The self-propelled platform features three special baskets and was able to achieve higher productivity than conventional machines.
Another issue that has to be dealt with is improving the road surface, which can become very dilapidated through heavy wear in some older tunnels. POLY-CARB is offering a versatile tunnel repair solution in the shape of its FLEXOGRID system, which can be used in an array of applications and can cope with tough environmental factors such as water, salt, weather and wear. At the Bankhead Tunnel in Mobile, Alabama, FLEXOGRID has been used successfully to upgrade the structure.
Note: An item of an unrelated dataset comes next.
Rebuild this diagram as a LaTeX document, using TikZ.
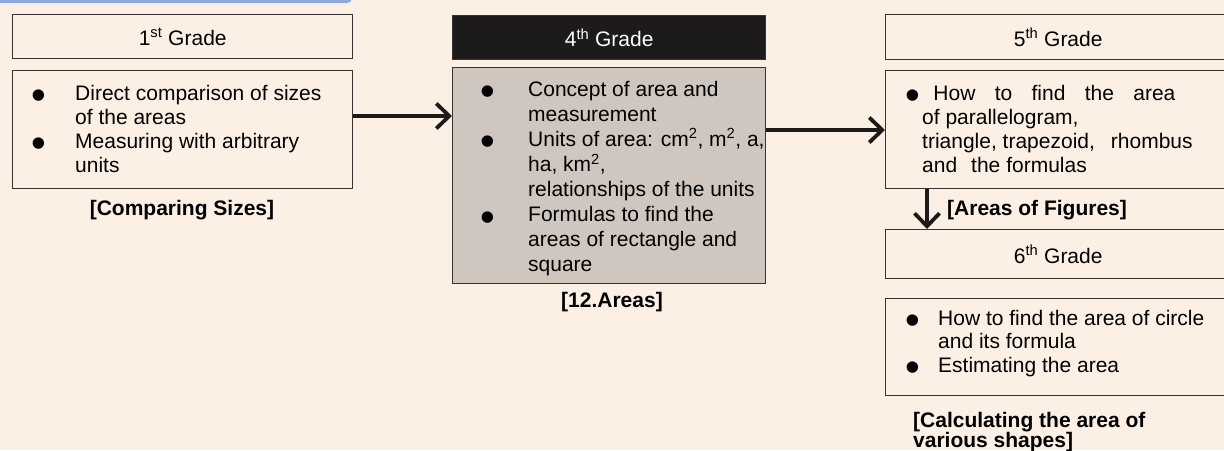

The Bankhead Tunnel was built from 1938-1940 and heavy use has resulted in the road surface wearing smooth and becoming bumpy in some spots. This deck surface is suspended with air flowing underneath, so it has similar characteristics to those of a bridge deck and POLY-CARB suggested FLEXOGRID as being suitable for this application. The narrow tunnel limits traffic flow to only cars and pick-up trucks however, so bringing in the large tractor trailer required for the FLEXOGRID installation was tricky. The towed FLEXOGRID equipment mixes, meters and dispenses material at controlled temperatures and allows it to cover over 3,048m²/hour.
Despite the tough requirements of the job, the thin and lightweight, yet tough and flexible FLEXOGRID system is said to offer long-term performance, while it can also be applied quickly. The POLY-CARB team also managed to install the system, despite the limitations posed by the tunnel dimensions. Even with a tunnel clearance height of 3.77m, the FLEXOGRID team managed to fit the 4m machine into the tunnel and also made additional modifications to its components so that the proprietary system would spread the aggregate in the confined space. While this process required a full working day to get into the tunnel and a half a day to get out, the FLEXOGRID team was able to meet the demands of the Alabama DOT and complete this job only during the weekends as specified.